● **Recorded data**
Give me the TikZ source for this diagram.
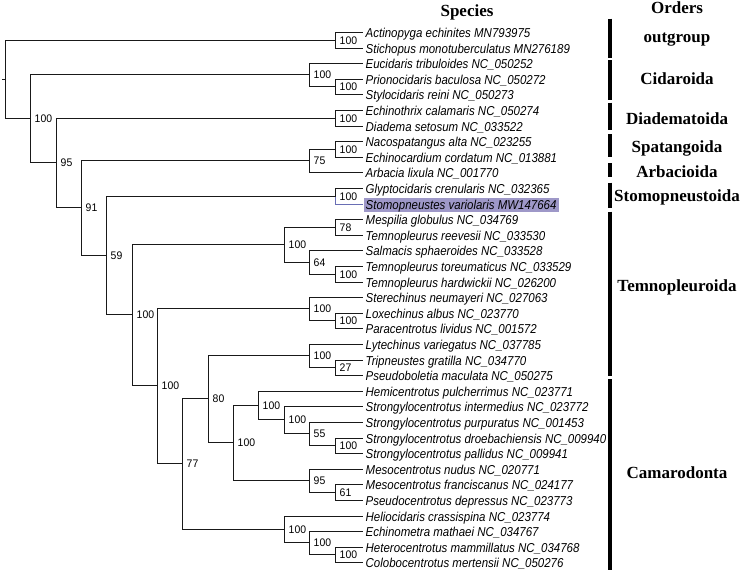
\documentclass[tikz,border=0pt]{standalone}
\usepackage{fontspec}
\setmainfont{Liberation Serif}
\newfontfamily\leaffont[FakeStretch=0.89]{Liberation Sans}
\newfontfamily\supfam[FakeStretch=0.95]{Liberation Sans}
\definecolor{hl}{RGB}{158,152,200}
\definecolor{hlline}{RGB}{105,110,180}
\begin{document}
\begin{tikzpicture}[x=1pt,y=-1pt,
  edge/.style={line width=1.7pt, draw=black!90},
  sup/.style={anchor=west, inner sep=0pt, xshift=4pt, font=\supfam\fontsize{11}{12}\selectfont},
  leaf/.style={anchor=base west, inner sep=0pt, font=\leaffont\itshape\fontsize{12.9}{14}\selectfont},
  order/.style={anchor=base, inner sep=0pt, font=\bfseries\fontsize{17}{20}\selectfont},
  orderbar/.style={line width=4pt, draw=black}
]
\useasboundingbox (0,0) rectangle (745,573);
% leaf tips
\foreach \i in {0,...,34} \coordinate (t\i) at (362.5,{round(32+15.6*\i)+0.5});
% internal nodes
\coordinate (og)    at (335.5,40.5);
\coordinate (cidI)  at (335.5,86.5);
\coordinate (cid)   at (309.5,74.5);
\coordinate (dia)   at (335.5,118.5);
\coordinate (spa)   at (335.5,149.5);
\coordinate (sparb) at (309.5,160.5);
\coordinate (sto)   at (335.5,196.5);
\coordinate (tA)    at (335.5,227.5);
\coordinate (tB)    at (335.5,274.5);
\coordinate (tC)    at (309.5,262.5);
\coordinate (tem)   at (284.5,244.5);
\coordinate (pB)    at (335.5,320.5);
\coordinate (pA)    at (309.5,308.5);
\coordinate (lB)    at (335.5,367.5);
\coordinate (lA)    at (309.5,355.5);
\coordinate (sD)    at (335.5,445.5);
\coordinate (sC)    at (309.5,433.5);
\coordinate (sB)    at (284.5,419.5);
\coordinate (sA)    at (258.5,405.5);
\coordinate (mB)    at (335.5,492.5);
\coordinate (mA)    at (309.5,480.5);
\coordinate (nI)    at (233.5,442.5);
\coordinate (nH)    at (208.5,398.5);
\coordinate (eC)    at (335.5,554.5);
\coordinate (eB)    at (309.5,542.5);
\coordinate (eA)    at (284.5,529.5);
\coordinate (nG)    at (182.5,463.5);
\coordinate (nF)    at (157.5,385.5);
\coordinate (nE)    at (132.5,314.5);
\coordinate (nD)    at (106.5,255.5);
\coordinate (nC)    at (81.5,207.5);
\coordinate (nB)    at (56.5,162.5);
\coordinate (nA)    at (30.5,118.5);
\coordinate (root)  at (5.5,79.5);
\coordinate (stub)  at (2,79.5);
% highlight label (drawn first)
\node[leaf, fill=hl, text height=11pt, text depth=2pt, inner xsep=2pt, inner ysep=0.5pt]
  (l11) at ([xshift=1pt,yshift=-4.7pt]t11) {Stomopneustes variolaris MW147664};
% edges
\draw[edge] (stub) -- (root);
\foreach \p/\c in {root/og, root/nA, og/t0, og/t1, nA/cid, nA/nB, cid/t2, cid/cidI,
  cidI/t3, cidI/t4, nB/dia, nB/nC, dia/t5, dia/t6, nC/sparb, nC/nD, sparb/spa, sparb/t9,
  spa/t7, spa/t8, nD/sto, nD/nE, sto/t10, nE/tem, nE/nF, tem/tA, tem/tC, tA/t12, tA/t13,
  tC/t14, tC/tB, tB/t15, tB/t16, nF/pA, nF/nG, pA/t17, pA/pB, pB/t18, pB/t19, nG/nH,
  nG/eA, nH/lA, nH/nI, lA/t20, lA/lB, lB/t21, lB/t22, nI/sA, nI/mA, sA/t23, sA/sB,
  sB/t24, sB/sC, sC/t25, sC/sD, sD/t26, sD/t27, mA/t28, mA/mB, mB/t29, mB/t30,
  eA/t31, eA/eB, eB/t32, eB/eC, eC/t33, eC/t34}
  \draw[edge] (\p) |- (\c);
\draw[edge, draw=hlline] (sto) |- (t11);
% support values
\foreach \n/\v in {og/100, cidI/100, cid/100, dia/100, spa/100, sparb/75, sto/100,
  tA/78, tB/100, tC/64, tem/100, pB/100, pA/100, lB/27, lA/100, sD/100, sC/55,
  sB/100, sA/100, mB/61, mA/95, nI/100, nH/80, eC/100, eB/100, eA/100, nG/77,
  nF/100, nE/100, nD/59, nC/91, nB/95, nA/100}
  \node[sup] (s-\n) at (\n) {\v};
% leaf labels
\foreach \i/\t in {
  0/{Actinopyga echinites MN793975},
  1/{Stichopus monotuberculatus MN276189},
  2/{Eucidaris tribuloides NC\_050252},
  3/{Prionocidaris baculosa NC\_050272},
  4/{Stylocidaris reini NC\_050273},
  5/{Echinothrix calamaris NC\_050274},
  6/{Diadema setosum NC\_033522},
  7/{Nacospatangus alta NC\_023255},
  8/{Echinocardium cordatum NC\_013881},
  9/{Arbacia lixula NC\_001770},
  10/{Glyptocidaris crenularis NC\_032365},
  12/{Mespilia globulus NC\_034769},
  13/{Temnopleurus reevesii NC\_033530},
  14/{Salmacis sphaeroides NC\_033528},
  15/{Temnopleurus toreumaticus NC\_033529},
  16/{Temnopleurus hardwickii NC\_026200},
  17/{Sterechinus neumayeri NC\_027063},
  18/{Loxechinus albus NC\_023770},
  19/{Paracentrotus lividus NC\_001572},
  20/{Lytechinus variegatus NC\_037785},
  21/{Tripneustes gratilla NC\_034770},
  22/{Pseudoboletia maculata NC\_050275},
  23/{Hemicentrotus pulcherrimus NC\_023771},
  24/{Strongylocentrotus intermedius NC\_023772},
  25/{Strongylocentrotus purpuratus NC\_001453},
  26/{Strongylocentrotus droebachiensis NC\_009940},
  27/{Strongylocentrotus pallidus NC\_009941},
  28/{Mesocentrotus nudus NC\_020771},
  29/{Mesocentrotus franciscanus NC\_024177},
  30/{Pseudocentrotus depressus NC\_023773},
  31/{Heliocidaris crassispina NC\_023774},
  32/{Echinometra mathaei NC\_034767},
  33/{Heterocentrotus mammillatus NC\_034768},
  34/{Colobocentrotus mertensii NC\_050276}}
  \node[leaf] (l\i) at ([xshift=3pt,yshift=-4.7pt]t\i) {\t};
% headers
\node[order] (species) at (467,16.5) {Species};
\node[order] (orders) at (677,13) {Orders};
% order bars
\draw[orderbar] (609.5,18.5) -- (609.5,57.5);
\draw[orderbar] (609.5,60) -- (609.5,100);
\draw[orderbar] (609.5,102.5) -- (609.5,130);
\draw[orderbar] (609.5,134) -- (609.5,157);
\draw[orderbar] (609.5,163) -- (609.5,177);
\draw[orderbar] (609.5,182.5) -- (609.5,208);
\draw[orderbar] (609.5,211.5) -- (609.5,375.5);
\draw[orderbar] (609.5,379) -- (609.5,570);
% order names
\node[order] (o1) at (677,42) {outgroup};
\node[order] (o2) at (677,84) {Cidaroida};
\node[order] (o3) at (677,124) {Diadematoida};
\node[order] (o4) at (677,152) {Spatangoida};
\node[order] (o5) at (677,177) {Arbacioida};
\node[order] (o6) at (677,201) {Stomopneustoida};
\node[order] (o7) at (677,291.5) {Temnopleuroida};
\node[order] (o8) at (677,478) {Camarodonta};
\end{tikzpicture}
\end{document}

● **What you need to do**
Copy all the lines of data exactly as they appear, dropping any images.

● **Finished exercise**
Give me the TikZ source for this diagram.
\documentclass[tikz,border=0pt]{standalone}
\usepackage{fontspec}
\setmainfont{Liberation Serif}
\newfontfamily\leaffont[FakeStretch=0.89]{Liberation Sans}
\newfontfamily\supfam[FakeStretch=0.95]{Liberation Sans}
\definecolor{hl}{RGB}{158,152,200}
\definecolor{hlline}{RGB}{105,110,180}
\begin{document}
\begin{tikzpicture}[x=1pt,y=-1pt,
  edge/.style={line width=1.7pt, draw=black!90},
  sup/.style={anchor=west, inner sep=0pt, xshift=4pt, font=\supfam\fontsize{11}{12}\selectfont},
  leaf/.style={anchor=base west, inner sep=0pt, font=\leaffont\itshape\fontsize{12.9}{14}\selectfont},
  order/.style={anchor=base, inner sep=0pt, font=\bfseries\fontsize{17}{20}\selectfont},
  orderbar/.style={line width=4pt, draw=black}
]
\useasboundingbox (0,0) rectangle (745,573);
% leaf tips
\foreach \i in {0,...,34} \coordinate (t\i) at (362.5,{round(32+15.6*\i)+0.5});
% internal nodes
\coordinate (og)    at (335.5,40.5);
\coordinate (cidI)  at (335.5,86.5);
\coordinate (cid)   at (309.5,74.5);
\coordinate (dia)   at (335.5,118.5);
\coordinate (spa)   at (335.5,149.5);
\coordinate (sparb) at (309.5,160.5);
\coordinate (sto)   at (335.5,196.5);
\coordinate (tA)    at (335.5,227.5);
\coordinate (tB)    at (335.5,274.5);
\coordinate (tC)    at (309.5,262.5);
\coordinate (tem)   at (284.5,244.5);
\coordinate (pB)    at (335.5,320.5);
\coordinate (pA)    at (309.5,308.5);
\coordinate (lB)    at (335.5,367.5);
\coordinate (lA)    at (309.5,355.5);
\coordinate (sD)    at (335.5,445.5);
\coordinate (sC)    at (309.5,433.5);
\coordinate (sB)    at (284.5,419.5);
\coordinate (sA)    at (258.5,405.5);
\coordinate (mB)    at (335.5,492.5);
\coordinate (mA)    at (309.5,480.5);
\coordinate (nI)    at (233.5,442.5);
\coordinate (nH)    at (208.5,398.5);
\coordinate (eC)    at (335.5,554.5);
\coordinate (eB)    at (309.5,542.5);
\coordinate (eA)    at (284.5,529.5);
\coordinate (nG)    at (182.5,463.5);
\coordinate (nF)    at (157.5,385.5);
\coordinate (nE)    at (132.5,314.5);
\coordinate (nD)    at (106.5,255.5);
\coordinate (nC)    at (81.5,207.5);
\coordinate (nB)    at (56.5,162.5);
\coordinate (nA)    at (30.5,118.5);
\coordinate (root)  at (5.5,79.5);
\coordinate (stub)  at (2,79.5);
% highlight label (drawn first)
\node[leaf, fill=hl, text height=11pt, text depth=2pt, inner xsep=2pt, inner ysep=0.5pt]
  (l11) at ([xshift=1pt,yshift=-4.7pt]t11) {Stomopneustes variolaris MW147664};
% edges
\draw[edge] (stub) -- (root);
\foreach \p/\c in {root/og, root/nA, og/t0, og/t1, nA/cid, nA/nB, cid/t2, cid/cidI,
  cidI/t3, cidI/t4, nB/dia, nB/nC, dia/t5, dia/t6, nC/sparb, nC/nD, sparb/spa, sparb/t9,
  spa/t7, spa/t8, nD/sto, nD/nE, sto/t10, nE/tem, nE/nF, tem/tA, tem/tC, tA/t12, tA/t13,
  tC/t14, tC/tB, tB/t15, tB/t16, nF/pA, nF/nG, pA/t17, pA/pB, pB/t18, pB/t19, nG/nH,
  nG/eA, nH/lA, nH/nI, lA/t20, lA/lB, lB/t21, lB/t22, nI/sA, nI/mA, sA/t23, sA/sB,
  sB/t24, sB/sC, sC/t25, sC/sD, sD/t26, sD/t27, mA/t28, mA/mB, mB/t29, mB/t30,
  eA/t31, eA/eB, eB/t32, eB/eC, eC/t33, eC/t34}
  \draw[edge] (\p) |- (\c);
\draw[edge, draw=hlline] (sto) |- (t11);
% support values
\foreach \n/\v in {og/100, cidI/100, cid/100, dia/100, spa/100, sparb/75, sto/100,
  tA/78, tB/100, tC/64, tem/100, pB/100, pA/100, lB/27, lA/100, sD/100, sC/55,
  sB/100, sA/100, mB/61, mA/95, nI/100, nH/80, eC/100, eB/100, eA/100, nG/77,
  nF/100, nE/100, nD/59, nC/91, nB/95, nA/100}
  \node[sup] (s-\n) at (\n) {\v};
% leaf labels
\foreach \i/\t in {
  0/{Actinopyga echinites MN793975},
  1/{Stichopus monotuberculatus MN276189},
  2/{Eucidaris tribuloides NC\_050252},
  3/{Prionocidaris baculosa NC\_050272},
  4/{Stylocidaris reini NC\_050273},
  5/{Echinothrix calamaris NC\_050274},
  6/{Diadema setosum NC\_033522},
  7/{Nacospatangus alta NC\_023255},
  8/{Echinocardium cordatum NC\_013881},
  9/{Arbacia lixula NC\_001770},
  10/{Glyptocidaris crenularis NC\_032365},
  12/{Mespilia globulus NC\_034769},
  13/{Temnopleurus reevesii NC\_033530},
  14/{Salmacis sphaeroides NC\_033528},
  15/{Temnopleurus toreumaticus NC\_033529},
  16/{Temnopleurus hardwickii NC\_026200},
  17/{Sterechinus neumayeri NC\_027063},
  18/{Loxechinus albus NC\_023770},
  19/{Paracentrotus lividus NC\_001572},
  20/{Lytechinus variegatus NC\_037785},
  21/{Tripneustes gratilla NC\_034770},
  22/{Pseudoboletia maculata NC\_050275},
  23/{Hemicentrotus pulcherrimus NC\_023771},
  24/{Strongylocentrotus intermedius NC\_023772},
  25/{Strongylocentrotus purpuratus NC\_001453},
  26/{Strongylocentrotus droebachiensis NC\_009940},
  27/{Strongylocentrotus pallidus NC\_009941},
  28/{Mesocentrotus nudus NC\_020771},
  29/{Mesocentrotus franciscanus NC\_024177},
  30/{Pseudocentrotus depressus NC\_023773},
  31/{Heliocidaris crassispina NC\_023774},
  32/{Echinometra mathaei NC\_034767},
  33/{Heterocentrotus mammillatus NC\_034768},
  34/{Colobocentrotus mertensii NC\_050276}}
  \node[leaf] (l\i) at ([xshift=3pt,yshift=-4.7pt]t\i) {\t};
% headers
\node[order] (species) at (467,16.5) {Species};
\node[order] (orders) at (677,13) {Orders};
% order bars
\draw[orderbar] (609.5,18.5) -- (609.5,57.5);
\draw[orderbar] (609.5,60) -- (609.5,100);
\draw[orderbar] (609.5,102.5) -- (609.5,130);
\draw[orderbar] (609.5,134) -- (609.5,157);
\draw[orderbar] (609.5,163) -- (609.5,177);
\draw[orderbar] (609.5,182.5) -- (609.5,208);
\draw[orderbar] (609.5,211.5) -- (609.5,375.5);
\draw[orderbar] (609.5,379) -- (609.5,570);
% order names
\node[order] (o1) at (677,42) {outgroup};
\node[order] (o2) at (677,84) {Cidaroida};
\node[order] (o3) at (677,124) {Diadematoida};
\node[order] (o4) at (677,152) {Spatangoida};
\node[order] (o5) at (677,177) {Arbacioida};
\node[order] (o6) at (677,201) {Stomopneustoida};
\node[order] (o7) at (677,291.5) {Temnopleuroida};
\node[order] (o8) at (677,478) {Camarodonta};
\end{tikzpicture}
\end{document}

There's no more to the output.